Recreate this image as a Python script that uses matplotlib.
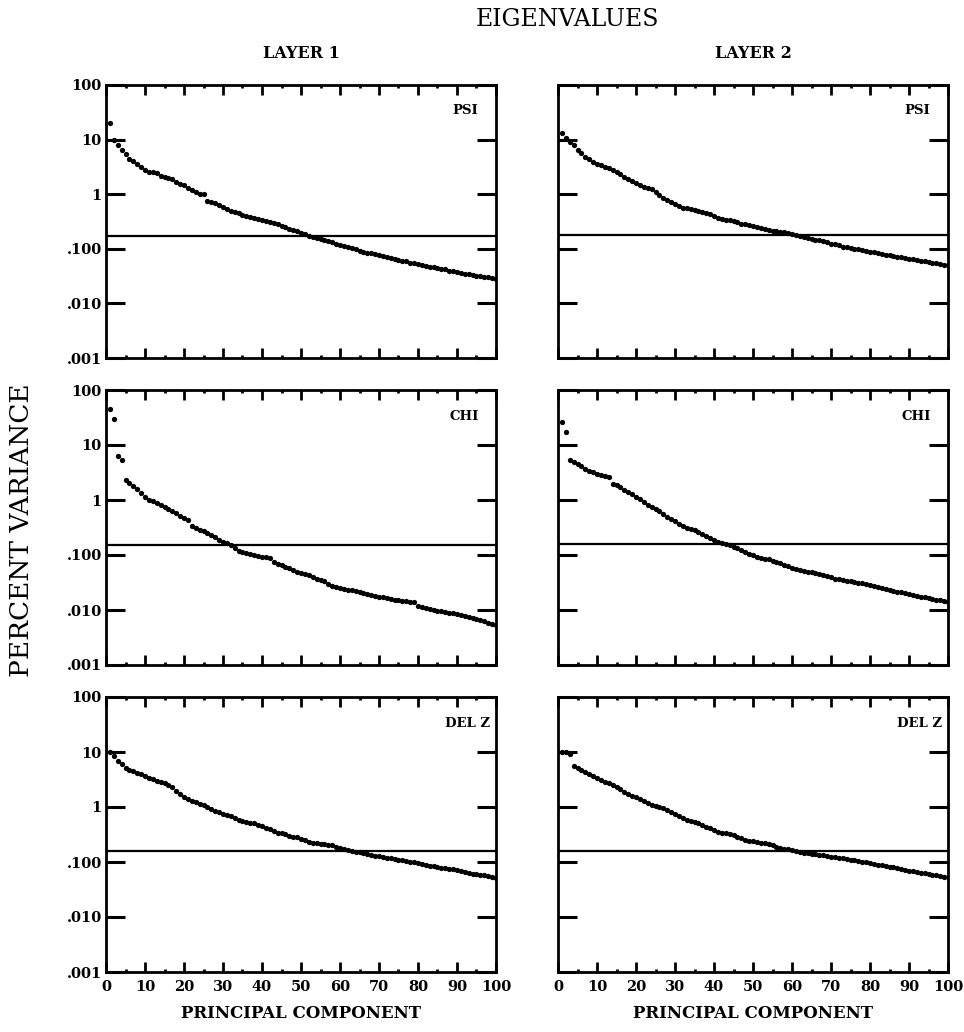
import matplotlib
matplotlib.use("Agg")
import matplotlib.pyplot as plt
from matplotlib.ticker import FixedLocator, NullFormatter

components = list(range(1, 101))

psi_layer1 = [20, 10, 7.9, 6.5, 5.4, 4.5, 4.0, 3.5, 3.2, 2.8,
              2.6, 2.5, 2.4, 2.2, 2.1, 2.0, 1.86, 1.70, 1.55, 1.45,
              1.32, 1.20, 1.10, 1.02, 1.00, 0.76, 0.71, 0.68, 0.63, 0.58,
              0.54, 0.50, 0.48, 0.45, 0.42, 0.40, 0.38, 0.37, 0.355, 0.34,
              0.32, 0.31, 0.295, 0.28, 0.263, 0.251, 0.234, 0.224, 0.209, 0.195,
              0.186, 0.174, 0.166, 0.158, 0.151, 0.145, 0.138, 0.132, 0.123, 0.117,
              0.112, 0.107, 0.102, 0.098, 0.093, 0.089, 0.085, 0.083, 0.079, 0.076,
              0.074, 0.071, 0.068, 0.066, 0.063, 0.060, 0.059, 0.056, 0.054, 0.052,
              0.050, 0.049, 0.047, 0.046, 0.044, 0.043, 0.042, 0.040, 0.039, 0.038,
              0.036, 0.035, 0.035, 0.033, 0.032, 0.032, 0.031, 0.030, 0.029, 0.028]

psi_layer2 = [13, 10.5, 9.0, 7.8, 6.5, 5.6, 4.9, 4.4, 3.9, 3.6,
              3.4, 3.2, 3.0, 2.8, 2.6, 2.3, 2.1, 1.9, 1.75, 1.6,
              1.45, 1.35, 1.30, 1.25, 1.10, 0.95, 0.85, 0.78, 0.72, 0.65,
              0.60, 0.57, 0.55, 0.53, 0.51, 0.49, 0.47, 0.45, 0.43, 0.40,
              0.37, 0.35, 0.34, 0.33, 0.32, 0.31, 0.29, 0.28, 0.27, 0.26,
              0.25, 0.24, 0.235, 0.225, 0.215, 0.21, 0.205, 0.20, 0.195, 0.19,
              0.18, 0.172, 0.165, 0.158, 0.152, 0.148, 0.143, 0.138, 0.132, 0.125,
              0.12, 0.115, 0.11, 0.107, 0.104, 0.101, 0.098, 0.095, 0.092, 0.089,
              0.086, 0.084, 0.081, 0.078, 0.076, 0.074, 0.072, 0.070, 0.068, 0.066,
              0.064, 0.062, 0.061, 0.059, 0.057, 0.056, 0.054, 0.053, 0.051, 0.050]

chi_layer1 = [45, 30, 6.3, 5.4, 2.3, 2.0, 1.8, 1.6, 1.35, 1.15,
              1.0, 0.95, 0.88, 0.80, 0.74, 0.68, 0.62, 0.57, 0.52, 0.47,
              0.43, 0.34, 0.31, 0.29, 0.27, 0.25, 0.23, 0.21, 0.19, 0.175,
              0.162, 0.15, 0.135, 0.12, 0.113, 0.107, 0.103, 0.099, 0.096, 0.093,
              0.091, 0.089, 0.075, 0.070, 0.065, 0.061, 0.057, 0.053, 0.050, 0.047,
              0.045, 0.043, 0.040, 0.037, 0.035, 0.033, 0.030, 0.027, 0.026, 0.025,
              0.024, 0.0235, 0.023, 0.022, 0.021, 0.020, 0.0195, 0.019, 0.018, 0.0175,
              0.017, 0.0165, 0.016, 0.0155, 0.015, 0.0148, 0.0145, 0.014, 0.0138, 0.012,
              0.0115, 0.011, 0.0105, 0.0100, 0.0097, 0.0094, 0.0091, 0.0089, 0.0087, 0.0085,
              0.0082, 0.0079, 0.0076, 0.0073, 0.0069, 0.0066, 0.0062, 0.0059, 0.0056, 0.0054]

chi_layer2 = [26, 17, 5.4, 5.0, 4.6, 4.1, 3.6, 3.4, 3.2, 3.0,
              2.8, 2.7, 2.6, 1.95, 1.85, 1.7, 1.5, 1.4, 1.3, 1.15,
              1.05, 0.92, 0.80, 0.74, 0.68, 0.62, 0.56, 0.50, 0.45, 0.41,
              0.37, 0.34, 0.31, 0.30, 0.28, 0.26, 0.24, 0.22, 0.20, 0.185,
              0.175, 0.165, 0.158, 0.15, 0.14, 0.132, 0.124, 0.115, 0.106, 0.098,
              0.093, 0.089, 0.086, 0.083, 0.079, 0.075, 0.071, 0.066, 0.062, 0.058,
              0.056, 0.054, 0.052, 0.050, 0.049, 0.047, 0.045, 0.043, 0.041, 0.039,
              0.037, 0.036, 0.035, 0.034, 0.033, 0.032, 0.031, 0.031, 0.030, 0.028,
              0.027, 0.026, 0.025, 0.024, 0.023, 0.022, 0.021, 0.021, 0.020, 0.0195,
              0.019, 0.018, 0.0175, 0.017, 0.0165, 0.016, 0.0155, 0.015, 0.0145, 0.014]

delz_layer1 = [10, 8.5, 7.0, 6.0, 5.1, 4.8, 4.5, 4.2, 3.9, 3.6,
               3.4, 3.2, 3.0, 2.9, 2.7, 2.5, 2.3, 1.95, 1.7, 1.55,
               1.4, 1.3, 1.22, 1.15, 1.08, 1.0, 0.93, 0.86, 0.80, 0.76,
               0.72, 0.68, 0.63, 0.58, 0.55, 0.53, 0.52, 0.51, 0.48, 0.45,
               0.42, 0.39, 0.36, 0.34, 0.33, 0.32, 0.30, 0.29, 0.28, 0.265,
               0.25, 0.235, 0.225, 0.22, 0.215, 0.21, 0.205, 0.20, 0.19, 0.18,
               0.17, 0.165, 0.16, 0.155, 0.15, 0.145, 0.14, 0.135, 0.13, 0.127,
               0.123, 0.12, 0.116, 0.113, 0.11, 0.107, 0.104, 0.101, 0.098, 0.095,
               0.092, 0.089, 0.086, 0.083, 0.081, 0.079, 0.077, 0.076, 0.074, 0.072,
               0.069, 0.066, 0.063, 0.061, 0.060, 0.059, 0.057, 0.055, 0.053, 0.052]

delz_layer2 = [10, 9.8, 9.2, 5.6, 5.1, 4.8, 4.4, 4.0, 3.7, 3.4,
               3.1, 2.9, 2.7, 2.5, 2.3, 2.1, 1.9, 1.75, 1.6, 1.5,
               1.4, 1.28, 1.18, 1.1, 1.05, 1.0, 0.95, 0.89, 0.82, 0.75,
               0.68, 0.62, 0.58, 0.56, 0.54, 0.51, 0.47, 0.44, 0.41, 0.38,
               0.35, 0.34, 0.33, 0.32, 0.31, 0.29, 0.27, 0.255, 0.245, 0.24,
               0.235, 0.225, 0.22, 0.21, 0.20, 0.19, 0.18, 0.175, 0.17, 0.165,
               0.158, 0.152, 0.148, 0.145, 0.142, 0.138, 0.135, 0.132, 0.128, 0.125,
               0.122, 0.119, 0.116, 0.113, 0.11, 0.107, 0.104, 0.101, 0.098, 0.096,
               0.093, 0.090, 0.087, 0.085, 0.082, 0.080, 0.078, 0.075, 0.072, 0.070,
               0.068, 0.066, 0.064, 0.062, 0.061, 0.059, 0.057, 0.056, 0.054, 0.053]

# reference (noise) level drawn as a horizontal line in each panel
ref_level = [[0.17, 0.18], [0.155, 0.158], [0.158, 0.158]]

variables = ["PSI", "CHI", "DEL Z"]
layers = ["LAYER 1", "LAYER 2"]
series = [[psi_layer1, psi_layer2], [chi_layer1, chi_layer2], [delz_layer1, delz_layer2]]

y_ticks = [0.001, 0.01, 0.1, 1, 10, 100]
y_tick_labels = [".001", ".010", ".100", "1", "10", "100"]
x_major = list(range(0, 101, 10))
x_minor = list(range(5, 100, 10))
x_tick_labels = [str(v) for v in x_major]

FIG_W, FIG_H = 964, 1032
fig = plt.figure(figsize=(FIG_W / 100, FIG_H / 100), dpi=100)

SERIF = ["DejaVu Serif"]

col_left = [106, 558]
col_width = 390
row_top = [85, 390, 697]
row_height = [273, 275, 275]
label_x = [0.955, 0.955, 0.985]

for r in range(3):
    for c in range(2):
        l = col_left[c] / FIG_W
        b = 1 - (row_top[r] + row_height[r]) / FIG_H
        w = col_width / FIG_W
        h = row_height[r] / FIG_H
        ax = fig.add_axes([l, b, w, h])
        ax.set_yscale("log")
        ax.set_xlim(0, 100)
        ax.set_ylim(0.001, 100)
        ax.plot(components, series[r][c], linestyle="none", marker="o",
                markersize=3.8, color="black", markeredgewidth=0)
        ax.axhline(ref_level[r][c], color="black", linewidth=1.6)
        for s in ax.spines.values():
            s.set_linewidth(2.0)
        ax.yaxis.set_major_locator(FixedLocator(y_ticks))
        ax.yaxis.set_minor_locator(FixedLocator([]))
        ax.xaxis.set_major_locator(FixedLocator(x_major))
        ax.xaxis.set_minor_locator(FixedLocator(x_minor))
        ax.tick_params(axis="y", which="major", direction="in", length=14, width=2.2,
                       left=True, right=True, pad=3)
        ax.tick_params(axis="x", which="major", direction="in", length=7, width=2.0,
                       top=True, bottom=True, pad=6)
        ax.tick_params(axis="x", which="minor", direction="in", length=2.5, width=2.0,
                       top=True, bottom=True)
        if c == 0:
            ax.set_yticklabels(y_tick_labels, fontfamily=SERIF, fontweight="bold", fontsize=10.5)
        else:
            ax.yaxis.set_major_formatter(NullFormatter())
        if r == 2:
            ax.set_xticklabels(x_tick_labels, fontfamily=SERIF, fontweight="bold", fontsize=10.5)
            ax.set_xlabel("PRINCIPAL COMPONENT", fontfamily=SERIF, fontweight="bold",
                          fontsize=12, labelpad=8)
        else:
            ax.xaxis.set_major_formatter(NullFormatter())
        ax.text(label_x[r], 0.905, variables[r], transform=ax.transAxes, ha="right",
                va="center", fontfamily=SERIF, fontweight="bold", fontsize=9.5)
        if r == 0:
            ax.text(0.5, 1.115, layers[c], transform=ax.transAxes, ha="center",
                    va="center", fontfamily=SERIF, fontweight="bold", fontsize=11.5)

fig.text(567 / FIG_W, 1 - 20 / FIG_H, "EIGENVALUES", ha="center", va="center",
         fontfamily=SERIF, fontsize=17)
fig.text(22 / FIG_W, 1 - 530 / FIG_H, "PERCENT VARIANCE", ha="center", va="center",
         rotation=90, fontfamily=SERIF, fontsize=19)

fig.savefig("out.png", dpi=100, facecolor="white")
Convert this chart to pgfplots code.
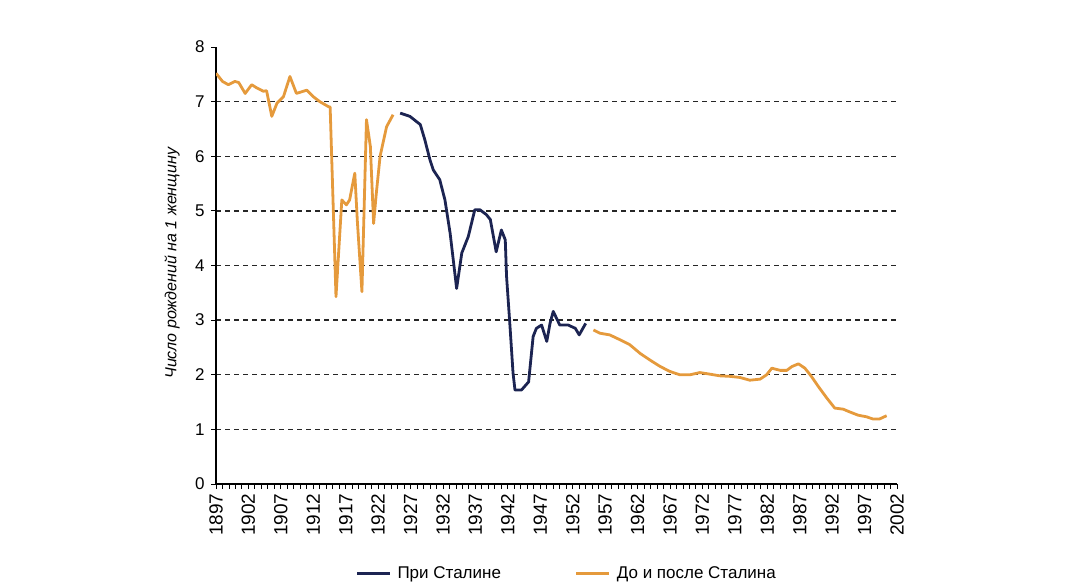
\documentclass[border=0pt]{standalone}
\usepackage{pgfplots}
\pgfplotsset{compat=1.18}
\usepackage{fontspec}
\setmainfont{Liberation Sans}
\definecolor{navy}{HTML}{1C2452}
\definecolor{orng}{HTML}{E59A3C}
\begin{document}
\begin{tikzpicture}[x=1pt,y=1pt]
\path[use as bounding box] (0,0) rectangle (1080,584);
\begin{axis}[
  at={(216pt,100pt)}, anchor=south west,
  scale only axis, width=681pt, height=437pt,
  xmin=1897, xmax=2002, ymin=0, ymax=8,
  axis x line*=bottom, axis y line*=left,
  axis line style={black, line width=1.2pt},
  xtick={1897,1902,...,2002},
  minor xtick={1897,1898,...,2002},
  ytick={0,1,...,7},
  extra y ticks={8},
  extra y tick style={grid=none},
  tick align=outside,
  major tick length=5pt, minor tick length=4.5pt,
  tick style={black, line width=0.9pt},
  xticklabel style={rotate=90, anchor=east, font=\fontsize{19}{21}\selectfont, xshift=-1pt},
  yticklabel style={font=\fontsize{17}{19}\selectfont, xshift=-3pt},
  x tick label style={/pgf/number format/1000 sep={}},
  /pgf/number format/assume math mode=true,
  ymajorgrids,
  grid style={black!85, dash pattern=on 5pt off 4pt, line width=1.4pt},
  ylabel={\itshape Число рождений на 1 женщину},
  ylabel style={at={(axis description cs:-0.0646,0.505)}, anchor=center, font=\fontsize{16}{18}\selectfont},
  legend style={at={(0.515,-0.204)}, anchor=center, draw=none, fill=none,
    legend columns=2, font=\fontsize{17}{19}\selectfont,
    /tikz/every even column/.append style={column sep=72pt}},
  legend image code/.code={\draw[#1, line width=3pt] (0pt,0pt) -- (33pt,0pt); \path (37pt,0pt);},
]
\addplot[navy, line width=2.8pt, line join=round] coordinates {
(1925.4,6.79)(1926.9,6.73)(1928.5,6.58)(1929.2,6.30)(1930,5.93)(1930.5,5.75)(1931.5,5.57)(1932.3,5.2)(1933.1,4.59)(1934.1,3.58)(1934.9,4.23)(1935.9,4.53)(1936.9,5.02)(1937.7,5.02)(1938.7,4.93)(1939.3,4.84)(1940.2,4.25)(1941,4.65)(1941.6,4.47)(1941.8,3.8)(1942.3,2.94)(1942.8,2.03)(1943.1,1.72)(1944.1,1.72)(1945.2,1.87)(1945.9,2.70)(1946.4,2.85)(1947.2,2.91)(1948,2.61)(1948.5,2.94)(1949,3.16)(1950,2.91)(1951.3,2.91)(1952.4,2.85)(1953,2.73)(1954,2.94)
};
\addlegendentry{При Сталине}
\addplot[orng, line width=2.8pt, line join=round] coordinates {
(1897,7.52)(1898,7.37)(1898.9,7.31)(1899.9,7.37)(1900.5,7.35)(1901.5,7.15)(1902.5,7.31)(1903.3,7.25)(1904.3,7.19)(1904.8,7.2)(1905.6,6.73)(1906.4,6.97)(1907.4,7.09)(1908.4,7.46)(1909.4,7.15)(1911,7.21)(1912,7.09)(1913,7.0)(1914.3,6.91)(1914.6,6.9)(1915.5,3.43)(1916.4,5.2)(1917.1,5.11)(1917.6,5.2)(1918.4,5.69)(1918.8,4.8)(1919.5,3.52)(1920.2,6.67)(1920.8,6.18)(1921.3,4.77)(1921.7,5.3)(1922.3,6.0)(1923.3,6.54)(1924.3,6.76)
};
\addlegendentry{До и после Сталина}
\addplot[orng, line width=2.8pt, line join=round, forget plot] coordinates {
(1955.2,2.82)(1956.2,2.76)(1957.7,2.73)(1959.3,2.64)(1960.8,2.55)(1962.4,2.39)(1963.9,2.27)(1965.5,2.15)(1967,2.06)(1968.5,2.0)(1970.1,2.0)(1971.6,2.04)(1973.2,2.01)(1974.7,1.98)(1976.3,1.97)(1977.8,1.95)(1979.3,1.90)(1980.9,1.92)(1981.9,2.0)(1982.7,2.12)(1984,2.08)(1985,2.08)(1985.8,2.15)(1986.8,2.20)(1987.8,2.12)(1988.8,1.97)(1989.9,1.78)(1991.2,1.57)(1992.4,1.39)(1993.7,1.37)(1994.7,1.32)(1996,1.26)(1997.3,1.23)(1998.3,1.19)(1999.3,1.19)(2000.4,1.25)
};
\end{axis}
\end{tikzpicture}
\end{document}
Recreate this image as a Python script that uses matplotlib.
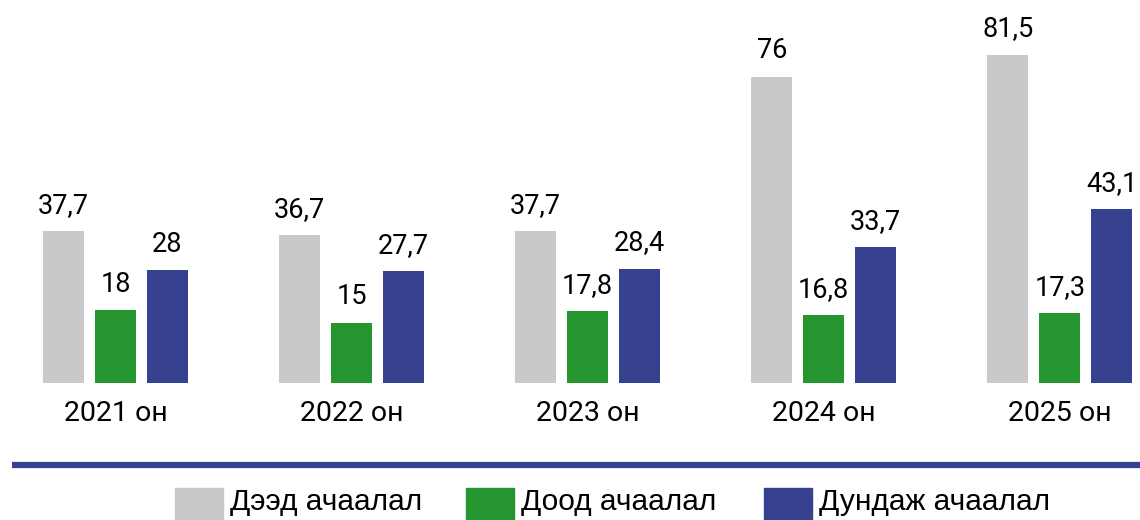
import matplotlib
matplotlib.use("Agg")
import matplotlib.pyplot as plt
from matplotlib import font_manager
from matplotlib.patches import Rectangle
import numpy as np

years = ["2021 он", "2022 он", "2023 он", "2024 он", "2025 он"]
series_names = ["Дээд ачаалал", "Доод ачаалал", "Дундаж ачаалал"]
upper = [37.7, 36.7, 37.7, 76, 81.5]
lower = [18, 15, 17.8, 16.8, 17.3]
average = [28, 27.7, 28.4, 33.7, 43.1]
colors = ["#c8c9cb", "#25962f", "#36418f"]

avail = {f.name for f in font_manager.fontManager.ttflist}
narrow = "Liberation Sans Narrow" if "Liberation Sans Narrow" in avail else "Liberation Sans"
main = "Roboto"

W, H = 1140, 520
fig = plt.figure(figsize=(W / 100, H / 100), dpi=100)

base_px = 383
ax = fig.add_axes([0, (H - base_px) / H, 1, base_px / H])
spacing = 236.1
c0 = 115.5
ax.set_xlim(-c0 / spacing, (W - c0) / spacing)
ax.set_ylim(0, base_px / 4.03)
ax.axis("off")

x = np.arange(len(years))
bw = 41 / spacing
off = 52 / spacing
for i, (vals, col) in enumerate(zip([upper, lower, average], colors)):
    pos = x + (i - 1) * off
    ax.bar(pos, vals, width=bw, color=col, zorder=2)
    for p, v in zip(pos, vals):
        lab = (f"{v:g}").replace(".", ",")
        ax.annotate(lab, (p, v), xytext=(0, 9), textcoords="offset points",
                    ha="center", va="bottom", fontsize=19.5, family=main)
for xi, yl in zip(x, years):
    ax.annotate(yl, (xi, 0), xytext=(0, -12), textcoords="offset points",
                ha="center", va="top", fontsize=20.5, family=main)

# overlay in pixel coords for rule and legend
ov = fig.add_axes([0, 0, 1, 1])
ov.set_xlim(0, W)
ov.set_ylim(H, 0)
ov.axis("off")
ov.plot([12, W], [465, 465], color="#36418f", lw=4.5, solid_capstyle="butt")

leg_x = [175, 466, 764]
for lx, name, col in zip(leg_x, series_names, colors):
    ov.add_patch(Rectangle((lx, 488), 48, 31, color=col))
    ov.text(lx + 55, 502, name, fontsize=21.5, family=narrow, va="center", ha="left")

fig.savefig("out.png", dpi=100)
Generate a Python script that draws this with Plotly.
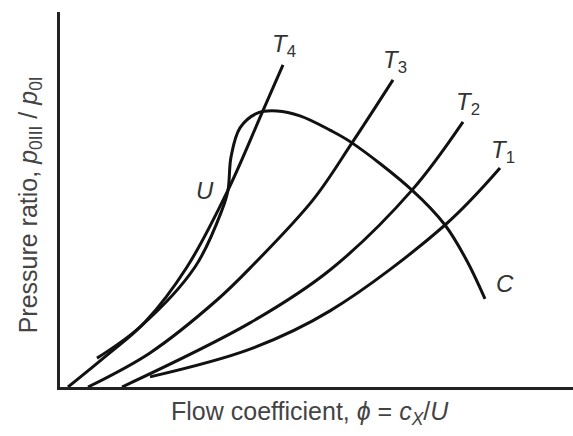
__________________________________________________
◆ Direction
Begin at the top of the material above and output each line exactly, stopping after the line that holds "0.053, 0.051, 0.050]". Leave out pictures.

◆ Full solution
Recreate this image as a Python script that uses matplotlib.
import matplotlib
matplotlib.use("Agg")
import matplotlib.pyplot as plt
from matplotlib.ticker import FixedLocator, NullFormatter

components = list(range(1, 101))

psi_layer1 = [20, 10, 7.9, 6.5, 5.4, 4.5, 4.0, 3.5, 3.2, 2.8,
              2.6, 2.5, 2.4, 2.2, 2.1, 2.0, 1.86, 1.70, 1.55, 1.45,
              1.32, 1.20, 1.10, 1.02, 1.00, 0.76, 0.71, 0.68, 0.63, 0.58,
              0.54, 0.50, 0.48, 0.45, 0.42, 0.40, 0.38, 0.37, 0.355, 0.34,
              0.32, 0.31, 0.295, 0.28, 0.263, 0.251, 0.234, 0.224, 0.209, 0.195,
              0.186, 0.174, 0.166, 0.158, 0.151, 0.145, 0.138, 0.132, 0.123, 0.117,
              0.112, 0.107, 0.102, 0.098, 0.093, 0.089, 0.085, 0.083, 0.079, 0.076,
              0.074, 0.071, 0.068, 0.066, 0.063, 0.060, 0.059, 0.056, 0.054, 0.052,
              0.050, 0.049, 0.047, 0.046, 0.044, 0.043, 0.042, 0.040, 0.039, 0.038,
              0.036, 0.035, 0.035, 0.033, 0.032, 0.032, 0.031, 0.030, 0.029, 0.028]

psi_layer2 = [13, 10.5, 9.0, 7.8, 6.5, 5.6, 4.9, 4.4, 3.9, 3.6,
              3.4, 3.2, 3.0, 2.8, 2.6, 2.3, 2.1, 1.9, 1.75, 1.6,
              1.45, 1.35, 1.30, 1.25, 1.10, 0.95, 0.85, 0.78, 0.72, 0.65,
              0.60, 0.57, 0.55, 0.53, 0.51, 0.49, 0.47, 0.45, 0.43, 0.40,
              0.37, 0.35, 0.34, 0.33, 0.32, 0.31, 0.29, 0.28, 0.27, 0.26,
              0.25, 0.24, 0.235, 0.225, 0.215, 0.21, 0.205, 0.20, 0.195, 0.19,
              0.18, 0.172, 0.165, 0.158, 0.152, 0.148, 0.143, 0.138, 0.132, 0.125,
              0.12, 0.115, 0.11, 0.107, 0.104, 0.101, 0.098, 0.095, 0.092, 0.089,
              0.086, 0.084, 0.081, 0.078, 0.076, 0.074, 0.072, 0.070, 0.068, 0.066,
              0.064, 0.062, 0.061, 0.059, 0.057, 0.056, 0.054, 0.053, 0.051, 0.050]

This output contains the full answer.